— Begin Task inputs —
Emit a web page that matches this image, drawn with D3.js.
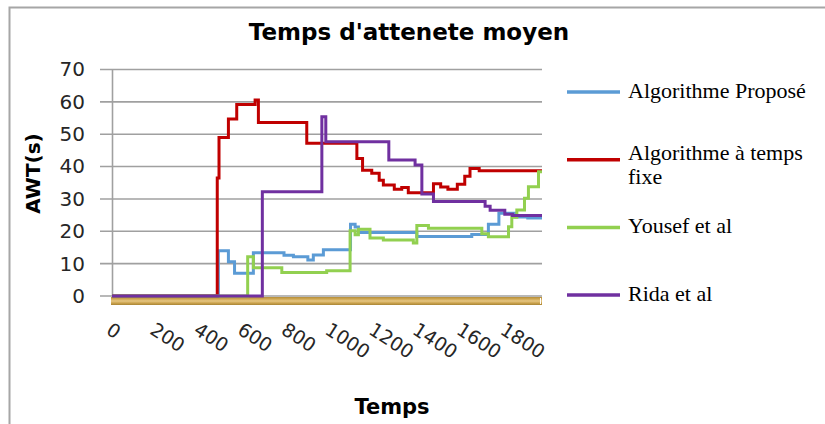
<!DOCTYPE html>
<html>
<head>
<meta charset="utf-8">
<script src="https://cdn.jsdelivr.net/npm/d3@7"></script>
<style>
  html, body { margin: 0; padding: 0; background: #ffffff; }
  svg { display: block; }
</style>
</head>
<body>
<div id="chart"></div>
<script>
// Average waiting time (AWT) over simulation time, four algorithms.
// Each series is a step function: [time, AWT(s)] holds until the next point.
const chartTitle = "Temps d'attenete moyen";
const xTitle = "Temps";
const yTitle = "AWT(s)";

const xTicks = [0, 200, 400, 600, 800, 1000, 1200, 1400, 1600, 1800];
const yTicks = [0, 10, 20, 30, 40, 50, 60, 70];
const tMax = 1965;

const seriesNames = ["Algorithme Proposé", "Algorithme à temps fixe", "Yousef et al", "Rida et al"];
const legendLines = [["Algorithme Proposé"], ["Algorithme à temps", "fixe"], ["Yousef et al"], ["Rida et al"]];
const seriesColors = ["#5b9bd5", "#c00000", "#92d050", "#7030a0"];

const seriesPropose = [
  [0, 0], [486, 14], [532, 10.6], [560, 7.0], [646, 13.4], [786, 12.6], [829, 12.1],
  [895, 11.1], [920, 12.7], [966, 14.3], [1090, 22.2], [1111, 21.3], [1126, 19.6],
  [1393, 18.4], [1644, 19.0], [1720, 22.2], [1768, 25.6], [1845, 24.4], [1900, 24.1]
];
const seriesFixe = [
  [0, 0], [481, 36.5], [489, 49], [532, 54.7], [570, 59.2], [654, 60.6], [669, 53.6],
  [890, 47.2], [1119, 42.5], [1145, 38.9], [1187, 37.9], [1221, 35.8], [1240, 34.3],
  [1290, 33.0], [1324, 33.5], [1354, 31.9], [1469, 34.7], [1502, 33.7], [1535, 33.0],
  [1578, 34.5], [1612, 37.0], [1636, 39.4], [1678, 38.7]
];
const seriesYousef = [
  [0, 0], [620, 12.1], [646, 8.7], [776, 7.3], [981, 7.8], [1088, 20.2], [1111, 18.9],
  [1126, 20.6], [1179, 17.9], [1240, 17.3], [1377, 16.4], [1393, 21.8], [1446, 20.9],
  [1690, 19.2], [1720, 18.3], [1812, 21.4], [1827, 24.3], [1850, 26.6], [1885, 30.2],
  [1903, 33.8], [1949, 38.4]
];
const seriesRida = [
  [0, 0], [687, 32.2], [959, 55.4], [977, 47.7], [1265, 42.0], [1385, 40.5],
  [1416, 31.5], [1469, 29.2], [1705, 27.7], [1728, 26.5], [1795, 25.3], [1830, 24.9]
];
const allSeries = [seriesPropose, seriesFixe, seriesYousef, seriesRida];

const W = 825, H = 424;
const svg = d3.select("#chart").append("svg").attr("width", W).attr("height", H);

// chart frame
svg.append("rect")
  .attr("x", 9.5).attr("y", 7.5).attr("width", W + 20).attr("height", H + 20)
  .attr("fill", "#ffffff").attr("stroke", "#a6a6a6").attr("stroke-width", 2);

const x = d3.scaleLinear().domain([0, tMax]).range([112, 542]);
const y = d3.scaleLinear().domain([0, 70]).range([296, 69.5]);

// horizontal gridlines (they also form the tick marks on the left)
svg.append("g").selectAll("line").data(yTicks).join("line")
  .attr("x1", 100).attr("x2", x(tMax))
  .attr("y1", d => y(d)).attr("y2", d => y(d))
  .attr("stroke", "#a0a0a0").attr("stroke-width", 1.6);

// value axis
const yAxis = d3.axisLeft(y).tickValues(yTicks).tickSizeInner(0).tickSizeOuter(0).tickPadding(27);
const gy = svg.append("g").attr("transform", "translate(112,0)").call(yAxis);
gy.select(".domain").attr("stroke", "#a0a0a0").attr("stroke-width", 1.6);
gy.selectAll("text")
  .attr("font-family", "DejaVu Sans, sans-serif").attr("font-size", 20)
  .attr("fill", "#262626");

// category axis band
const defs = svg.append("defs");
const grad = defs.append("linearGradient").attr("id", "axisBand")
  .attr("x1", 0).attr("y1", 0).attr("x2", 0).attr("y2", 1);
[["0%", "#b48e3a"], ["25%", "#cfa752"], ["50%", "#e6c683"], ["75%", "#cca44e"], ["100%", "#a98535"]]
  .forEach(([o, c]) => grad.append("stop").attr("offset", o).attr("stop-color", c));
svg.append("rect")
  .attr("x", x(0) - 1).attr("y", 297).attr("width", x(tMax) - x(0) + 1).attr("height", 8)
  .attr("fill", "url(#axisBand)");
svg.append("line")
  .attr("x1", x(tMax) - 1.5).attr("x2", x(tMax) - 1.5).attr("y1", 298).attr("y2", 304)
  .attr("stroke", "#ffffff").attr("stroke-width", 1);

// rotated time labels
svg.append("g").selectAll("text").data(xTicks).join("text")
  .attr("transform", d => `translate(${x(d) - 7},333) rotate(33)`)
  .attr("font-family", "DejaVu Sans, sans-serif").attr("font-size", 19)
  .attr("fill", "#262626")
  .text(d => d);

// series
const line = d3.line()
  .x(d => x(d[0])).y(d => y(d[1]))
  .curve(d3.curveStepAfter);
allSeries.forEach((s, i) => {
  const pts = s.concat([[tMax, s[s.length - 1][1]]]);
  svg.append("path")
    .datum(pts)
    .attr("d", line)
    .attr("fill", "none")
    .attr("stroke", seriesColors[i])
    .attr("stroke-width", 3)
    .attr("stroke-linejoin", "miter");
});

// titles
svg.append("text")
  .attr("x", 409).attr("y", 39.5).attr("text-anchor", "middle")
  .attr("font-family", "DejaVu Sans, sans-serif").attr("font-weight", "bold")
  .attr("font-size", 23).attr("fill", "#000")
  .text(chartTitle);
svg.append("text")
  .attr("x", 392).attr("y", 413.5).attr("text-anchor", "middle")
  .attr("font-family", "DejaVu Sans, sans-serif").attr("font-weight", "bold")
  .attr("font-size", 21).attr("fill", "#000")
  .text(xTitle);
svg.append("text")
  .attr("transform", "translate(40,173.5) rotate(-90)").attr("text-anchor", "middle")
  .attr("font-family", "DejaVu Sans, sans-serif").attr("font-weight", "bold")
  .attr("font-size", 20).attr("fill", "#000")
  .text(yTitle);

// legend
const legend = svg.append("g");
seriesNames.forEach((name, i) => {
  const ly = 92 + i * 67.7;
  legend.append("line")
    .attr("x1", 567).attr("x2", 620).attr("y1", ly).attr("y2", ly)
    .attr("stroke", seriesColors[i]).attr("stroke-width", 3.5);
  const rows = legendLines[i];
  const t = legend.append("text")
    .attr("font-family", "Liberation Serif, Times New Roman, serif")
    .attr("font-size", 22).attr("fill", "#000");
  rows.forEach((r, k) => {
    t.append("tspan")
      .attr("x", 628)
      .attr("y", ly + 6 - (rows.length - 1) * 5.5 + k * 24)
      .text(r);
  });
});
</script>
</body>
</html>
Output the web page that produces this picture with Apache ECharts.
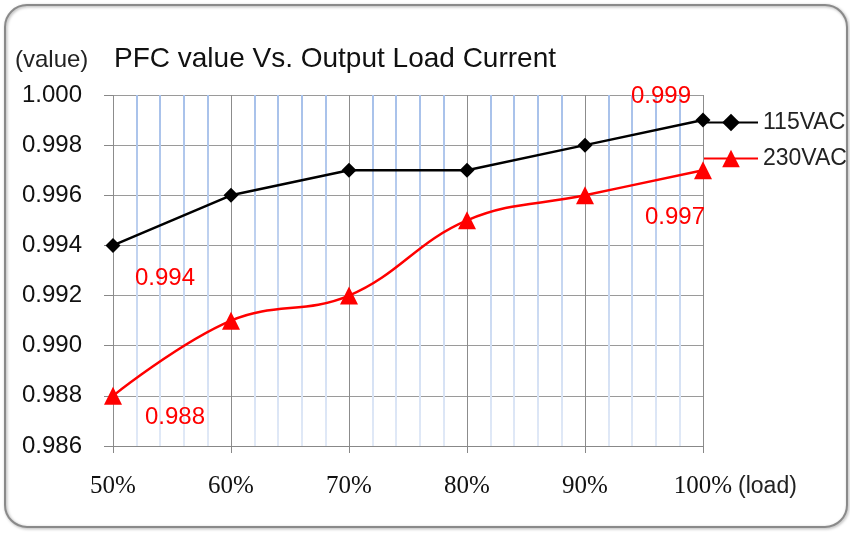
— End Task inputs —
→ **Problem**
Pictures are not part of the copy; reproduce everything else in the records exactly.

→ **Answer for the task**
Emit a web page that matches this image, drawn with D3.js.
<!DOCTYPE html>
<html>
<head>
<meta charset="utf-8">
<script src="https://cdn.jsdelivr.net/npm/d3@7"></script>
<style>
  html, body { margin: 0; padding: 0; background: #ffffff; }
  svg { display: block; }
</style>
</head>
<body>
<div id="chart"></div>
<script>
// Average waiting time (AWT) over simulation time, four algorithms.
// Each series is a step function: [time, AWT(s)] holds until the next point.
const chartTitle = "Temps d'attenete moyen";
const xTitle = "Temps";
const yTitle = "AWT(s)";

const xTicks = [0, 200, 400, 600, 800, 1000, 1200, 1400, 1600, 1800];
const yTicks = [0, 10, 20, 30, 40, 50, 60, 70];
const tMax = 1965;

const seriesNames = ["Algorithme Proposé", "Algorithme à temps fixe", "Yousef et al", "Rida et al"];
const legendLines = [["Algorithme Proposé"], ["Algorithme à temps", "fixe"], ["Yousef et al"], ["Rida et al"]];
const seriesColors = ["#5b9bd5", "#c00000", "#92d050", "#7030a0"];

const seriesPropose = [
  [0, 0], [486, 14], [532, 10.6], [560, 7.0], [646, 13.4], [786, 12.6], [829, 12.1],
  [895, 11.1], [920, 12.7], [966, 14.3], [1090, 22.2], [1111, 21.3], [1126, 19.6],
  [1393, 18.4], [1644, 19.0], [1720, 22.2], [1768, 25.6], [1845, 24.4], [1900, 24.1]
];
const seriesFixe = [
  [0, 0], [481, 36.5], [489, 49], [532, 54.7], [570, 59.2], [654, 60.6], [669, 53.6],
  [890, 47.2], [1119, 42.5], [1145, 38.9], [1187, 37.9], [1221, 35.8], [1240, 34.3],
  [1290, 33.0], [1324, 33.5], [1354, 31.9], [1469, 34.7], [1502, 33.7], [1535, 33.0],
  [1578, 34.5], [1612, 37.0], [1636, 39.4], [1678, 38.7]
];
const seriesYousef = [
  [0, 0], [620, 12.1], [646, 8.7], [776, 7.3], [981, 7.8], [1088, 20.2], [1111, 18.9],
  [1126, 20.6], [1179, 17.9], [1240, 17.3], [1377, 16.4], [1393, 21.8], [1446, 20.9],
  [1690, 19.2], [1720, 18.3], [1812, 21.4], [1827, 24.3], [1850, 26.6], [1885, 30.2],
  [1903, 33.8], [1949, 38.4]
];
const seriesRida = [
  [0, 0], [687, 32.2], [959, 55.4], [977, 47.7], [1265, 42.0], [1385, 40.5],
  [1416, 31.5], [1469, 29.2], [1705, 27.7], [1728, 26.5], [1795, 25.3], [1830, 24.9]
];
const allSeries = [seriesPropose, seriesFixe, seriesYousef, seriesRida];

const W = 825, H = 424;
const svg = d3.select("#chart").append("svg").attr("width", W).attr("height", H);

// chart frame
svg.append("rect")
  .attr("x", 9.5).attr("y", 7.5).attr("width", W + 20).attr("height", H + 20)
  .attr("fill", "#ffffff").attr("stroke", "#a6a6a6").attr("stroke-width", 2);

const x = d3.scaleLinear().domain([0, tMax]).range([112, 542]);
const y = d3.scaleLinear().domain([0, 70]).range([296, 69.5]);

// horizontal gridlines (they also form the tick marks on the left)
svg.append("g").selectAll("line").data(yTicks).join("line")
  .attr("x1", 100).attr("x2", x(tMax))
  .attr("y1", d => y(d)).attr("y2", d => y(d))
  .attr("stroke", "#a0a0a0").attr("stroke-width", 1.6);

// value axis
const yAxis = d3.axisLeft(y).tickValues(yTicks).tickSizeInner(0).tickSizeOuter(0).tickPadding(27);
const gy = svg.append("g").attr("transform", "translate(112,0)").call(yAxis);
gy.select(".domain").attr("stroke", "#a0a0a0").attr("stroke-width", 1.6);
gy.selectAll("text")
  .attr("font-family", "DejaVu Sans, sans-serif").attr("font-size", 20)
  .attr("fill", "#262626");

// category axis band
const defs = svg.append("defs");
const grad = defs.append("linearGradient").attr("id", "axisBand")
  .attr("x1", 0).attr("y1", 0).attr("x2", 0).attr("y2", 1);
[["0%", "#b48e3a"], ["25%", "#cfa752"], ["50%", "#e6c683"], ["75%", "#cca44e"], ["100%", "#a98535"]]
  .forEach(([o, c]) => grad.append("stop").attr("offset", o).attr("stop-color", c));
svg.append("rect")
  .attr("x", x(0) - 1).attr("y", 297).attr("width", x(tMax) - x(0) + 1).attr("height", 8)
  .attr("fill", "url(#axisBand)");
svg.append("line")
  .attr("x1", x(tMax) - 1.5).attr("x2", x(tMax) - 1.5).attr("y1", 298).attr("y2", 304)
  .attr("stroke", "#ffffff").attr("stroke-width", 1);

// rotated time labels
svg.append("g").selectAll("text").data(xTicks).join("text")
  .attr("transform", d => `translate(${x(d) - 7},333) rotate(33)`)
  .attr("font-family", "DejaVu Sans, sans-serif").attr("font-size", 19)
  .attr("fill", "#262626")
  .text(d => d);

// series
const line = d3.line()
  .x(d => x(d[0])).y(d => y(d[1]))
  .curve(d3.curveStepAfter);
allSeries.forEach((s, i) => {
  const pts = s.concat([[tMax, s[s.length - 1][1]]]);
  svg.append("path")
    .datum(pts)
    .attr("d", line)
    .attr("fill", "none")
    .attr("stroke", seriesColors[i])
    .attr("stroke-width", 3)
    .attr("stroke-linejoin", "miter");
});

// titles
svg.append("text")
  .attr("x", 409).attr("y", 39.5).attr("text-anchor", "middle")
  .attr("font-family", "DejaVu Sans, sans-serif").attr("font-weight", "bold")
  .attr("font-size", 23).attr("fill", "#000")
  .text(chartTitle);
svg.append("text")
  .attr("x", 392).attr("y", 413.5).attr("text-anchor", "middle")
  .attr("font-family", "DejaVu Sans, sans-serif").attr("font-weight", "bold")
  .attr("font-size", 21).attr("fill", "#000")
  .text(xTitle);
svg.append("text")
  .attr("transform", "translate(40,173.5) rotate(-90)").attr("text-anchor", "middle")
  .attr("font-family", "DejaVu Sans, sans-serif").attr("font-weight", "bold")
  .attr("font-size", 20).attr("fill", "#000")
  .text(yTitle);

// legend
const legend = svg.append("g");
seriesNames.forEach((name, i) => {
  const ly = 92 + i * 67.7;
  legend.append("line")
    .attr("x1", 567).attr("x2", 620).attr("y1", ly).attr("y2", ly)
    .attr("stroke", seriesColors[i]).attr("stroke-width", 3.5);
  const rows = legendLines[i];
  const t = legend.append("text")
    .attr("font-family", "Liberation Serif, Times New Roman, serif")
    .attr("font-size", 22).attr("fill", "#000");
  rows.forEach((r, k) => {
    t.append("tspan")
      .attr("x", 628)
      .attr("y", ly + 6 - (rows.length - 1) * 5.5 + k * 24)
      .text(r);
  });
});
</script>
</body>
</html>
Output the web page that produces this picture with Apache ECharts.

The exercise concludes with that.